Listed entries:
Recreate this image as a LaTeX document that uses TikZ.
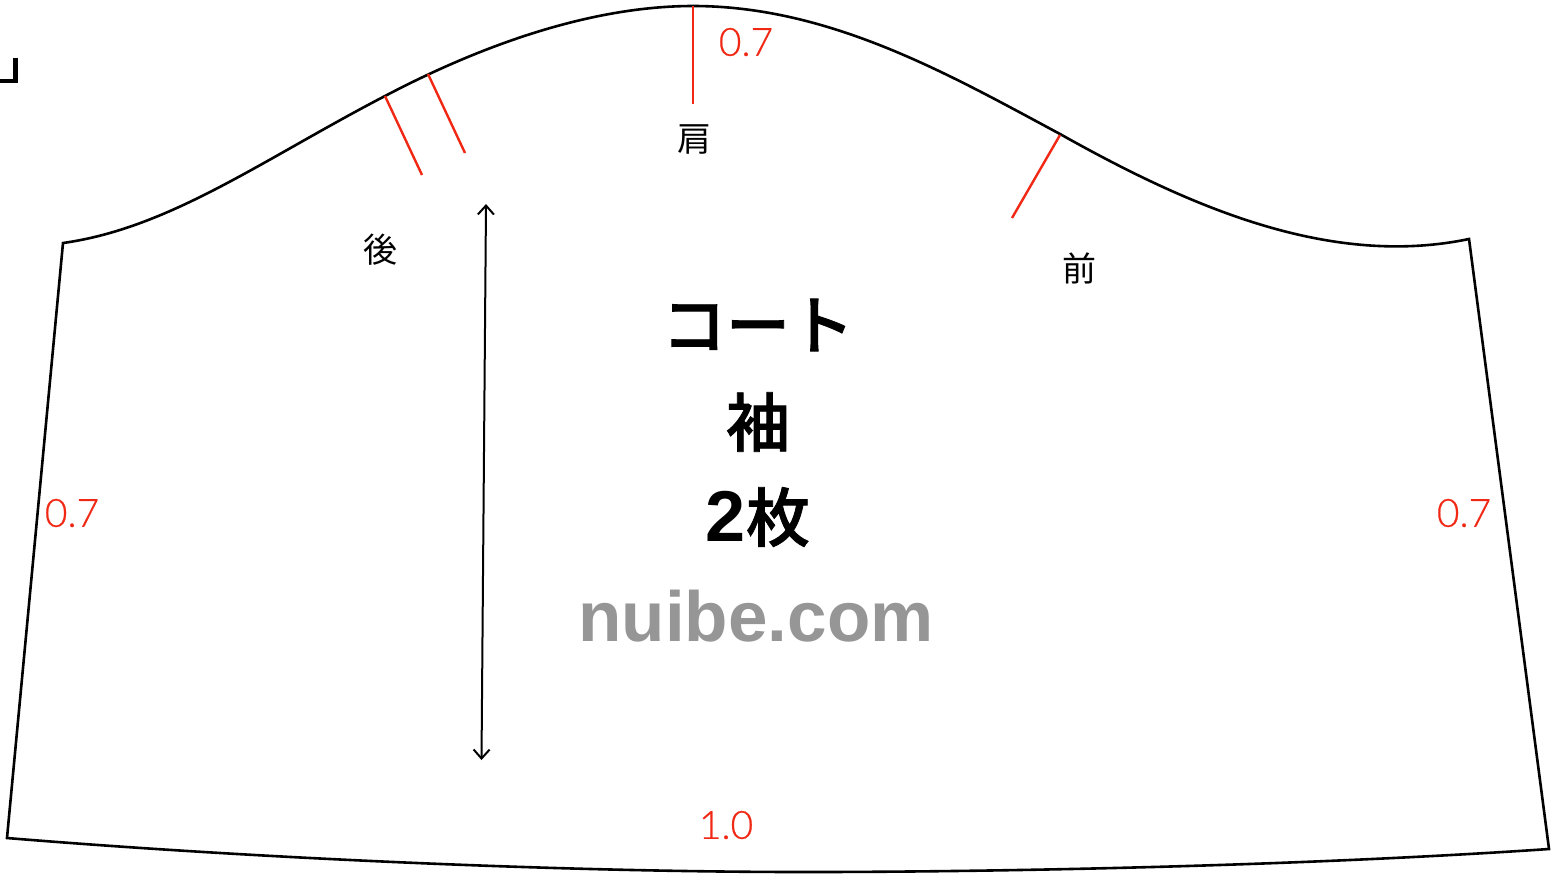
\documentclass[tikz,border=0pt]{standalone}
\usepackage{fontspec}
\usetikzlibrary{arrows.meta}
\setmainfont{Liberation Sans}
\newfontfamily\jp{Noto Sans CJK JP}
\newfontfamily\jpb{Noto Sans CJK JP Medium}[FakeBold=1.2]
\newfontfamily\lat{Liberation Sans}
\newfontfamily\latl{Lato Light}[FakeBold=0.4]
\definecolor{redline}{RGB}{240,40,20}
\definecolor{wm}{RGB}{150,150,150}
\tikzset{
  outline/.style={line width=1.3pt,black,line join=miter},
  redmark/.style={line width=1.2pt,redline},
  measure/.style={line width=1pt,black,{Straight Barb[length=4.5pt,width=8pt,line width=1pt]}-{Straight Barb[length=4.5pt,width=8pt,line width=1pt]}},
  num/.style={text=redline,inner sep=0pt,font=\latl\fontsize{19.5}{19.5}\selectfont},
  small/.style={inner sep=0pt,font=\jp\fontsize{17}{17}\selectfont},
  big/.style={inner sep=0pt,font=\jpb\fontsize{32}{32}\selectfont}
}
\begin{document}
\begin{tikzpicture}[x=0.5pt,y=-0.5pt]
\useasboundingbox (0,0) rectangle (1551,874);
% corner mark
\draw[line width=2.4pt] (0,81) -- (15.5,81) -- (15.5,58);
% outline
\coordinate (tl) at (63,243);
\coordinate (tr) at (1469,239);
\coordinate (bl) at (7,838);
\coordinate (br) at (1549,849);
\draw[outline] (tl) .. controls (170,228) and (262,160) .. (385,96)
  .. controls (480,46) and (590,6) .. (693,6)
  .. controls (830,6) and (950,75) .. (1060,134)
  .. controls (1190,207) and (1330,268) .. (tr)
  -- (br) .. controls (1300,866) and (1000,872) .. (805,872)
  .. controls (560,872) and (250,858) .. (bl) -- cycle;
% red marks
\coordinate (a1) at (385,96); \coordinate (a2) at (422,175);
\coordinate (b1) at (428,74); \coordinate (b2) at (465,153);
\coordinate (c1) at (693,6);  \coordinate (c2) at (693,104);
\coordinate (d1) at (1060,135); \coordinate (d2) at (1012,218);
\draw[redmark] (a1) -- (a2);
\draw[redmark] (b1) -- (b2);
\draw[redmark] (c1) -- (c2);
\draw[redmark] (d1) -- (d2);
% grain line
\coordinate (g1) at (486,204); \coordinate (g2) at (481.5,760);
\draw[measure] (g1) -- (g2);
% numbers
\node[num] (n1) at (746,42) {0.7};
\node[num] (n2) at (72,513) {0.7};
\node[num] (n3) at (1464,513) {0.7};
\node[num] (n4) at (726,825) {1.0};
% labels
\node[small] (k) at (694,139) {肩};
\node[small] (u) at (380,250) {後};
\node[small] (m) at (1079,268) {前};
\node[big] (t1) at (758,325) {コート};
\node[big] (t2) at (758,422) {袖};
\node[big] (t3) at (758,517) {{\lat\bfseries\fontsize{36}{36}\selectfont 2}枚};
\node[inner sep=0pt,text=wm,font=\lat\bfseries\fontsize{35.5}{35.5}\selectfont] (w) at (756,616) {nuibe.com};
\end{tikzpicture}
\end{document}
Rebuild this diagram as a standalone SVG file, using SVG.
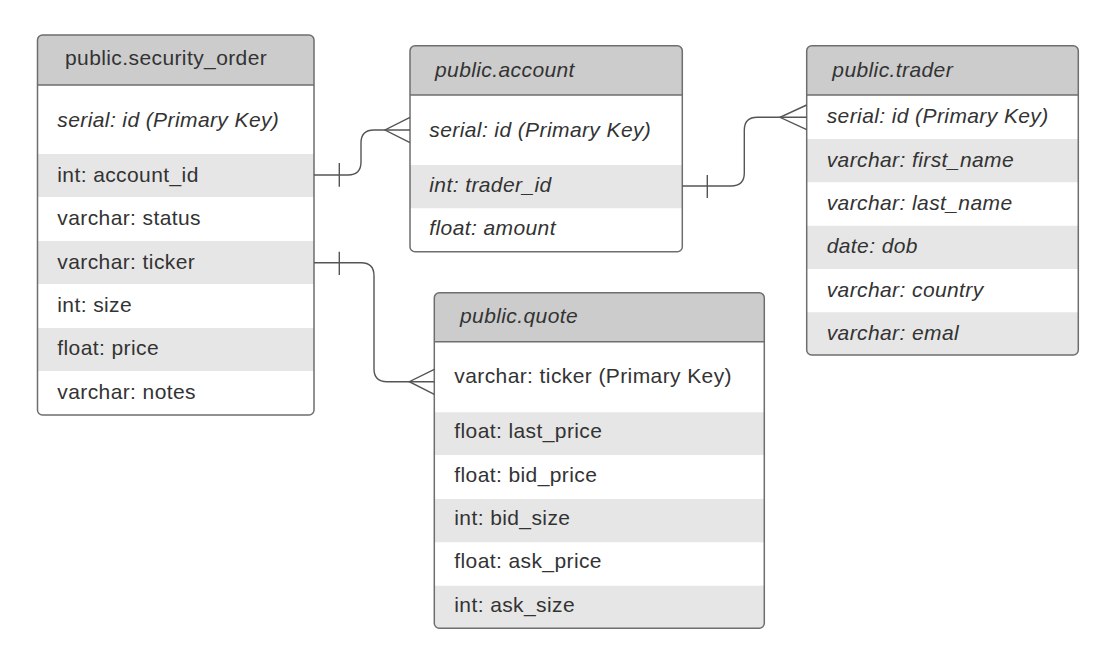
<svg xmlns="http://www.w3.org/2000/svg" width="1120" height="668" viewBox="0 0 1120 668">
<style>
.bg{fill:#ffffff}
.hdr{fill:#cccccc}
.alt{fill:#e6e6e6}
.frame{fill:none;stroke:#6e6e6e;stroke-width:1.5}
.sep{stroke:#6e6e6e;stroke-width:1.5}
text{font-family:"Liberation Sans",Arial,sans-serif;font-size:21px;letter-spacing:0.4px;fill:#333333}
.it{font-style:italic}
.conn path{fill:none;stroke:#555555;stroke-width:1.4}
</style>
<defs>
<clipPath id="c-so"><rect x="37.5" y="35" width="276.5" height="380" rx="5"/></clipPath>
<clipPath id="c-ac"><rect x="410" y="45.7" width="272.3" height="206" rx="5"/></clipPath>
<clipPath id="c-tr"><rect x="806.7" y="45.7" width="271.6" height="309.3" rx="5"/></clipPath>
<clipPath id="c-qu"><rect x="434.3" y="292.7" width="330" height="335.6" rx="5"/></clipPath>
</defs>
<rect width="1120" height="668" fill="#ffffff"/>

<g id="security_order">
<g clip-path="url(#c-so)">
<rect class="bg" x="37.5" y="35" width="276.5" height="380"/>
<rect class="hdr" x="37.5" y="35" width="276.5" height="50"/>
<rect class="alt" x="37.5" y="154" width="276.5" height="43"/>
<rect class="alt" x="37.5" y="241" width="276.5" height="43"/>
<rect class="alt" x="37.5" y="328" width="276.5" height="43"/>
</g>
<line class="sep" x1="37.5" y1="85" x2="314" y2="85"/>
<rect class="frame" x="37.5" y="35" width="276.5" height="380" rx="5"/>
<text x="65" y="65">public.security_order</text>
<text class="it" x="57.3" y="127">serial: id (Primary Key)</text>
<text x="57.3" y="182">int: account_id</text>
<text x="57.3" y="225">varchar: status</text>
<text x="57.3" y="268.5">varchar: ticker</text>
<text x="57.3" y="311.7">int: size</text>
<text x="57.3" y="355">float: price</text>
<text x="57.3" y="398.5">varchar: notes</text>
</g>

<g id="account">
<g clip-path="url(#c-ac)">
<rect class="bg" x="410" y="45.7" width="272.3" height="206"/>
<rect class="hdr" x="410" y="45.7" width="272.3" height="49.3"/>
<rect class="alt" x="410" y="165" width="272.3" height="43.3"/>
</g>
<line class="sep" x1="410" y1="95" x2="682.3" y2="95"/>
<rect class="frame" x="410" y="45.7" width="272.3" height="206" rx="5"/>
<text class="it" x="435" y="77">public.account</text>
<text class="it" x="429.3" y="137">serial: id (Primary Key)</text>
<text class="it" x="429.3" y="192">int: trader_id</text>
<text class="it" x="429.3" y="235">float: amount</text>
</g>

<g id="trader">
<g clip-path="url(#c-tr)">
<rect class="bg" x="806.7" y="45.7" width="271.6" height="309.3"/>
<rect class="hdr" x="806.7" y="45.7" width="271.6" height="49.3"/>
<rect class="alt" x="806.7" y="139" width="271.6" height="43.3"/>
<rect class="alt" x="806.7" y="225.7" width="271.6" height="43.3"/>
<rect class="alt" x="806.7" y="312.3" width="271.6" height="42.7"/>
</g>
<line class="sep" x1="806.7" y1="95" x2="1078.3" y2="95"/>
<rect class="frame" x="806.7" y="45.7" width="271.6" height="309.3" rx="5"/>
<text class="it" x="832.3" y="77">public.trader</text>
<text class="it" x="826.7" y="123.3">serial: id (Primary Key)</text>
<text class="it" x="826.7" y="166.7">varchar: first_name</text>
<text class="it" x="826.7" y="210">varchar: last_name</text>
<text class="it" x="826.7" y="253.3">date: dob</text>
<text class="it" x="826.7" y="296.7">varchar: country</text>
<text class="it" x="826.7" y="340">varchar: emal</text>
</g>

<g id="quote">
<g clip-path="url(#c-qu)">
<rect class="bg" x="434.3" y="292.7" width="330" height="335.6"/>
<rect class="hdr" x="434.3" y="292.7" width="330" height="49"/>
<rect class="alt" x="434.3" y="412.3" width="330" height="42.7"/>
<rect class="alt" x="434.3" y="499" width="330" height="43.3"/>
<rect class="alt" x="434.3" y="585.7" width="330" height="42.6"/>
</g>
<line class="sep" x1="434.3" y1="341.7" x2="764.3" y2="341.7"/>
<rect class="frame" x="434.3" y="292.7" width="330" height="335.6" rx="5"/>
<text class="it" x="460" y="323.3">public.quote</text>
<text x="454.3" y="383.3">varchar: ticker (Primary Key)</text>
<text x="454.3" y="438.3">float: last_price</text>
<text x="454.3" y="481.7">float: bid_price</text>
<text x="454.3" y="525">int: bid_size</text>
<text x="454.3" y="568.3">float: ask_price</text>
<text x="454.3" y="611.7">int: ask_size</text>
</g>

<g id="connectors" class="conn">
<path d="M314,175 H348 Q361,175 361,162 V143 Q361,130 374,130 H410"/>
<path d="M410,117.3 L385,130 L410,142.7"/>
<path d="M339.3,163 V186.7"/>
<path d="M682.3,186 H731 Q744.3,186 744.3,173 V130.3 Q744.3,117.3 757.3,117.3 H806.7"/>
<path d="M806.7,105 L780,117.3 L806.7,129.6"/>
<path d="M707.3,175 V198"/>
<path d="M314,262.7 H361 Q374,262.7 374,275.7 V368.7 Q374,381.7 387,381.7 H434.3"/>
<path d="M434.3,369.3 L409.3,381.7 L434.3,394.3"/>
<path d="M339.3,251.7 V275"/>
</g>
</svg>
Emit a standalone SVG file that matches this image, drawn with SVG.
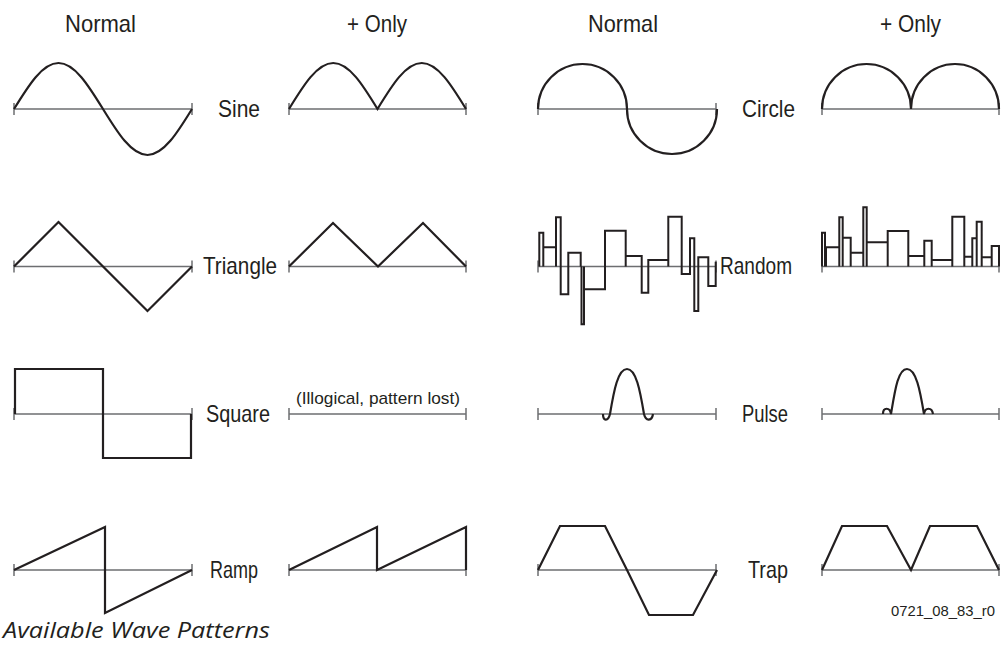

Given instruction:
Count up every line above that has the word "file" in it; answer with the number alone.

Expected answer:
2